The authors argue for London to have access to a dedicated tax toolkit, similar to Paris, which currently raises approximately £6 billion annually through a transport levy on wages and substantial tourist taxes ranging by hotel star rating. This autonomy would allow the city to self-fund transformative projects such as the much-anticipated Bakerloo Line extension, which remains unapproved. The report also stresses the broader economic implications, warning that failure to invest in London risks sacrificing one of the planet’s most potent wealth-generating engines, while unchecked regional investment without reciprocal growth in London could stymie national productivity balance.

Sadiq Khan has indicated his openness to considering a tourist tax, having signalled willingness to explore its implementation during late 2024 discussions. However, his requests for new fiscal powers and enhanced infrastructure funding appear to face resistance from Chancellor Reeves’s Treasury. Officials at City Hall expressed frustration ahead of the UK government’s recent Spending Review, alleging a lack of support for London’s vital infrastructure projects like the Bakerloo Line extension and Docklands Light Railway expansion. They fear the capital might face cuts to economic growth initiatives, including vital funds such as the UK Shared Prosperity Fund and the Levelling-Up Fund, despite London’s large economic contribution to the UK.

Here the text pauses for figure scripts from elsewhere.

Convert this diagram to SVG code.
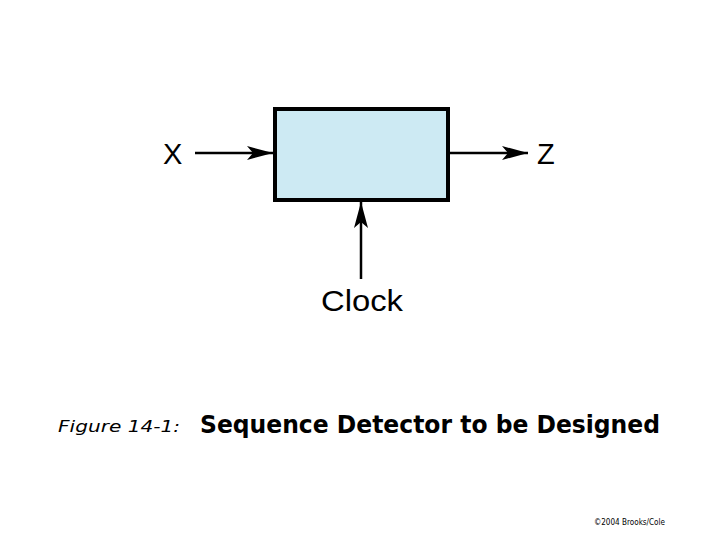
<svg xmlns="http://www.w3.org/2000/svg" width="720" height="540" viewBox="0 0 720 540">
<style>
.lbl{font-family:"Liberation Sans",Arial,sans-serif;font-size:29px;fill:#000}
.ln{stroke:#000;stroke-width:2.5;fill:none}
.cap{font-family:"DejaVu Sans",Verdana,Tahoma,sans-serif;fill:#000}
</style>
<defs>
<marker id="ah" viewBox="0 0 26 14" refX="26" refY="7" markerWidth="26" markerHeight="14" markerUnits="userSpaceOnUse" orient="auto">
<path d="M0,0 L26,7 L0,14 L6,7 Z" fill="#000"/>
</marker>
</defs>
<rect width="720" height="540" fill="#fff"/>
<g id="detector">
<rect x="275" y="109" width="173" height="91" fill="#cdeaf3" stroke="#000" stroke-width="4"/>
</g>
<g id="connectors">
<line class="ln" x1="195" y1="153" x2="273" y2="153" marker-end="url(#ah)"/>
<line class="ln" x1="450" y1="153" x2="528" y2="153" marker-end="url(#ah)"/>
<line class="ln" x1="361" y1="279" x2="361" y2="202" marker-end="url(#ah)"/>
</g>
<g id="labels">
<text class="lbl" x="163" y="164">X</text>
<text class="lbl" x="537" y="164">Z</text>
<text class="lbl" x="321" y="311" font-size="31" textLength="82" lengthAdjust="spacingAndGlyphs">Clock</text>
</g>
<g id="caption">
<text class="cap" x="58" y="432" font-style="italic" font-size="16" textLength="122" lengthAdjust="spacingAndGlyphs">Figure 14-1:</text>
<text class="cap" x="200" y="433" font-weight="bold" font-size="24" textLength="460" lengthAdjust="spacingAndGlyphs">Sequence Detector to be Designed</text>
<text class="cap" x="594" y="525" font-size="8" textLength="71" lengthAdjust="spacingAndGlyphs">©2004 Brooks/Cole</text>
</g>
</svg>
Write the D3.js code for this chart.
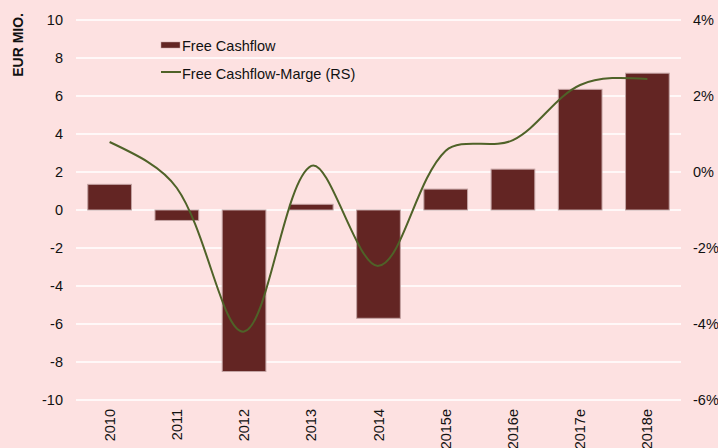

A senior government source contested these claims, asserting London’s funding remains among the most generous in the UK. They highlighted recent government approvals for developments including airport expansions and pedestrianisation schemes on Oxford Street. It is worth noting that Labour has committed £15.6 billion to improving transport infrastructure in regional cities, suggesting a strategic shift towards regional development that may be perceived as prioritising the “levelling up” agenda over London’s needs.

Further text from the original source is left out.